私には2人の息子があり、妻は既に他界しています。長男は素行が悪く、家の金を勝手に持ち出したり、私の名前を無断で使って借金ををしたりと、後始末に大変な苦労をしました。他方、二男は、家業を手伝ったり、私の身の回りの面倒を見てくれるので、私としては死後、財産のすべてを二男だけに相続させて、長男には一切取得させないようにしたいのですが、どんな方法があるでしょうか。

相談者:長男も相続するのですよね?

弁護士:長男は、あなたの子ですから、あなたが亡くなれば、二男とともに相続人になります。

相談者:何とか、私の財産が長男に一切いかないようにする方法はないでしょうか?

弁護士:まず、遺言を書いておくことが考えられます。あなたの全財産を二男に取得させる旨を、遺言にしたためるのです。

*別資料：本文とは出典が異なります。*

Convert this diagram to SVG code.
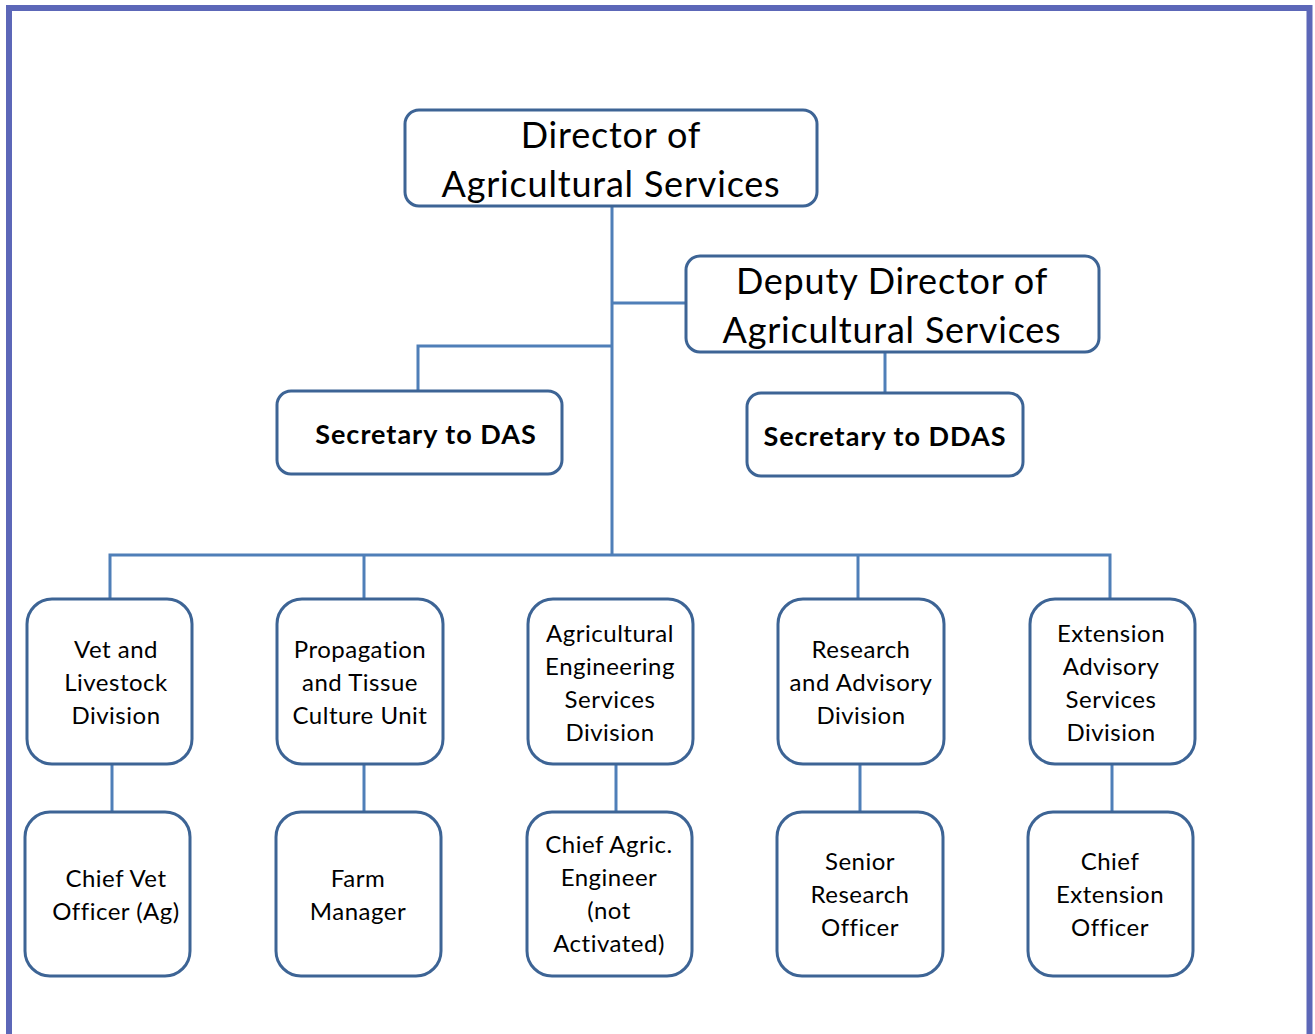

相談者:それだけで、長男は、財産をとれなくなるのですか?

弁護士:いいえ、長男は、遺留分減殺請求権を行使して、反撃してくるかもしれませんね。

相談者:遺留分減殺請求権とは、何ですか?

弁護士:本来相続権がある者に、最低限の取り分を保証する制度です。長男が、この遺留分減殺請求権を行使すれば、長男は相続財産全体の四分の一を取得できることになります。ただ、この権利行使は、遺言があることを知ってから一年以内になされる必要があります。

相談者:私はその四分の一も相続させたくないのです。何とかならないのですか?

弁護士:長男には非行があるようですね。民法上、被相続人であるあなたを虐待したりする相続人を「廃除」することができます。廃除されれば、長男はあなたの財産を相続できません。長男の場合、虐待があるとまでは言えるかどうか微妙かもしれませんが、「著しい非行」があると言えるでしょうから、これを理由に、廃除することができると考えられます。

相談者:長男を廃除するにはどうしたらいいのですか?

弁護士:長男を廃除する請求を家庭裁判所に対して起こすのです。

相談者:廃除の請求をする間もなく、私が死んだら、もうどうしようもないのですか?

弁護士:長男が遺留分減殺請求権を行使してきた場合、二男としては、長男による遺留分減殺請求権の行使は権利の乱用であるという反論をすることも考えられます。実際に、養子が、窮迫した養家を立ち去り、養父母を扶養せずにいながら、後に養父がその後面倒を見てくれた第三者になした贈与に対して、遺留分減殺請求した事案で、裁判所は、その請求が権利乱用に当たるとした事例があります。